Canadian Senator from Ontario
- In office 1978–1983
- Appointed by: Pierre Trudeau

Personal details
- Born: Florence Bayard Rhein January 15, 1908 Philadelphia, Pennsylvania, U.S.
- Died: July 18, 1998 (aged 90) Ottawa, Ontario, Canada
- Party: Liberal
- Education: Bryn Mawr College (BA)

= Florence Bird =

Canadian politician

Florence Bayard Bird, (January 15, 1908 - July 18, 1998) was a Canadian broadcaster, journalist, politician. She is best known for her work as chairwoman of Royal Commission on the Status of Women.

==Background==
Born Florence Rhein in Philadelphia, Pennsylvania, she attended Bryn Mawr College and in 1928 married journalist John Bird. They moved to Montreal in 1931. In 1937, they moved to Winnipeg where her husband worked for the Winnipeg Tribune. She also appeared on CBC Radio and Television as Anne Francis, a political analyst. Francis [Bird] made several appearances on the panel show, Fighting Words in the early 1960s.

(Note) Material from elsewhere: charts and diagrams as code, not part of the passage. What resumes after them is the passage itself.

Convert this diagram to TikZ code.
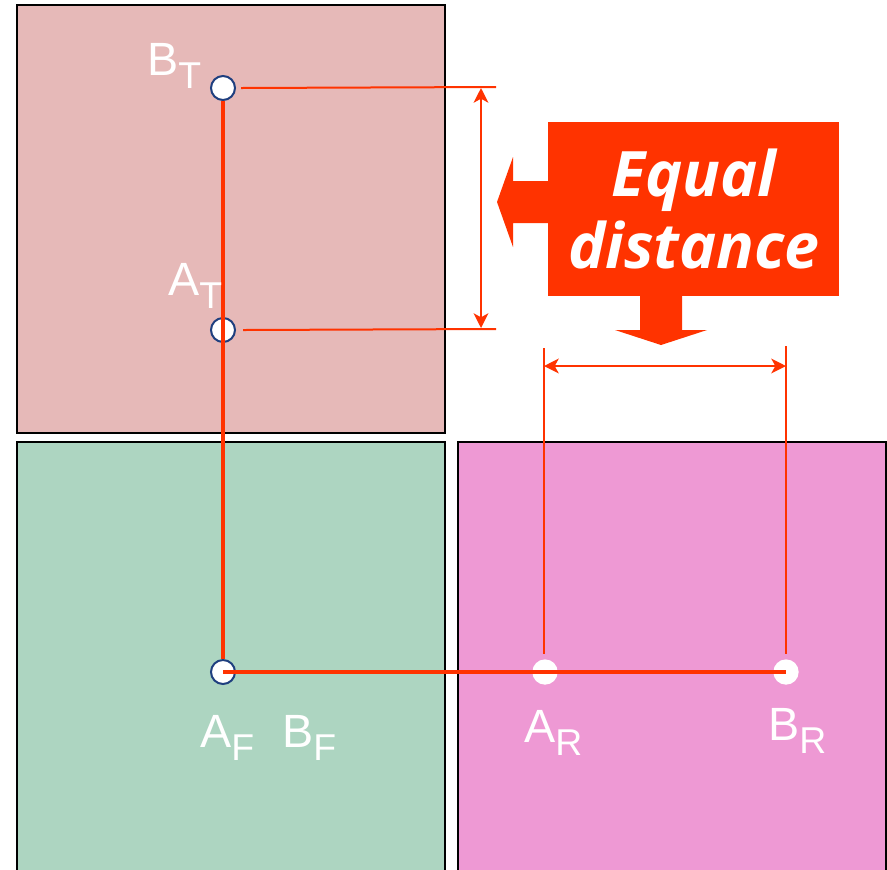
\documentclass[tikz,border=0pt]{standalone}
\usepackage{fontspec}
\setmainfont{Liberation Sans}
\newfontfamily\calloutfont{Open Sans}
\usetikzlibrary{arrows.meta,positioning,calc}
\definecolor{pnltop}{HTML}{E6B9B8}
\definecolor{pnlfront}{HTML}{ADD5C1}
\definecolor{pnlright}{HTML}{EE99D4}
\definecolor{ptred}{HTML}{FF3300}
\definecolor{ptnavy}{HTML}{1F3F7F}
\newcommand{\ptlbl}[2]{#1\raisebox{-10pt}{\fontsize{28}{28}\selectfont #2}}
\tikzset{
  panel/.style={draw=black,line width=1.5pt},
  hollowdot/.style={circle,fill=white,draw=ptnavy,line width=1.5pt,
                    minimum size=18pt,inner sep=0pt},
  soliddot/.style={circle,fill=white,minimum size=19pt,inner sep=0pt},
  trace/.style={draw=ptred,line width=3.4pt},
  leader/.style={draw=ptred,line width=1.5pt},
  dimline/.style={{Stealth[length=11pt,width=11pt,inset=3pt]}-{Stealth[length=11pt,width=11pt,inset=3pt]},
                  draw=ptred,line width=1.9pt},
  ptname/.style={anchor=base west,inner sep=0pt,text=white,
                 font=\fontsize{35}{35}\selectfont},
  callouttext/.style={text=white,align=center,inner sep=0pt,
                      font=\calloutfont\bfseries\itshape\fontsize{47}{54}\selectfont},
}
\begin{document}
\begin{tikzpicture}[x=0.75pt,y=-0.75pt]
\useasboundingbox (0,0) rectangle (887,869);
% views
\begin{scope}
\clip (0,0) rectangle (887,869);
\filldraw[fill=pnltop,panel] (17,5) rectangle (445,433);
\filldraw[fill=pnlfront,panel] (17,442) rectangle (445,890);
\filldraw[fill=pnlright,panel] (458,442) rectangle (886,890);
\end{scope}
% projected points
\node[hollowdot] (BT) at (223,88) {};
\node[hollowdot] (AT) at (223,330) {};
\node[hollowdot] (AF) at (223,672) {};
\node[soliddot] (AR) at (545,672) {};
\node[soliddot] (BR) at (786,672) {};
\draw[trace] (BT) -- (AF);
\draw[trace] (AF.center) -- (BR.center);
% labels
\node[ptname] (lBT) at (147,75) {\ptlbl{B}{T}};
\node[ptname] (lAT) at (168,295) {\ptlbl{A}{T}};
\node[ptname] (lAF) at (200,747) {\ptlbl{A}{F}};
\node[ptname] (lBF) at (282,747) {\ptlbl{B}{F}};
\node[ptname] (lAR) at (524,742) {\ptlbl{A}{R}};
\node[ptname] (lBR) at (768,740) {\ptlbl{B}{R}};
% dimension in top view
\coordinate (BTend) at (496,87);
\coordinate (ATend) at (496,329);
\draw[leader] ($(BT.east)+(5,0)$) -- (BTend);
\draw[leader] ($(AT.east)+(7,0)$) -- (ATend);
\coordinate (dimT) at (481,88);
\coordinate (dimB) at (481,328);
\draw[dimline] (dimT) -- (dimB);
% dimension in right view
\coordinate (ARtop) at (544,348);
\coordinate (BRtop) at (786,346);
\draw[leader] (ARtop) -- ($(AR.north)+(-1,-5)$);
\draw[leader] (BRtop) -- ($(BR.north)+(0,-5)$);
\coordinate (dimL) at (544,366);
\coordinate (dimR) at (786,366);
\draw[dimline] (dimL) -- (dimR);
% callout
\fill[ptred] (548,122) rectangle (839,296);
\fill[ptred] (549,181) -- (513,181) -- (513,157) -- (497,202) -- (513,247)
  -- (513,223) -- (549,223) -- cycle;
\fill[ptred] (640,295) -- (640,330) -- (615,330) -- (661,345) -- (707,330)
  -- (682,330) -- (682,295) -- cycle;
\node[callouttext] (eqtxt) at (694,209) {Equal\\distance};
\end{tikzpicture}
\end{document}
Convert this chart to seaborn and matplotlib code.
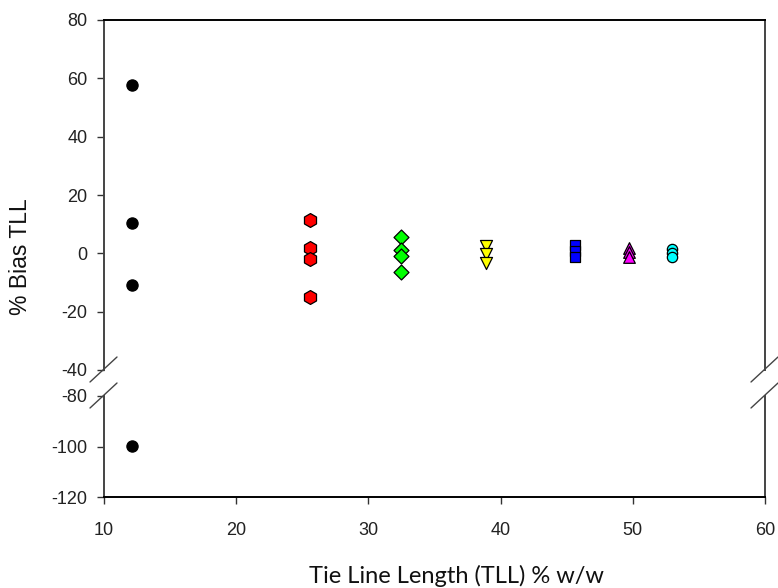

She is best remembered for her work as chair of the Royal Commission on the Status of Women.

She was a member of the Senate of Canada from March 23, 1978 until January 15, 1983.

In 1971, she was invested as a Companion of the Order of Canada. In 1983, she was named a recipient of the Governor General's Awards in Commemoration of the Persons Case. She was a member of the Junior League.

== Archives ==
There is a Florence Bird fonds at Library and Archives Canada.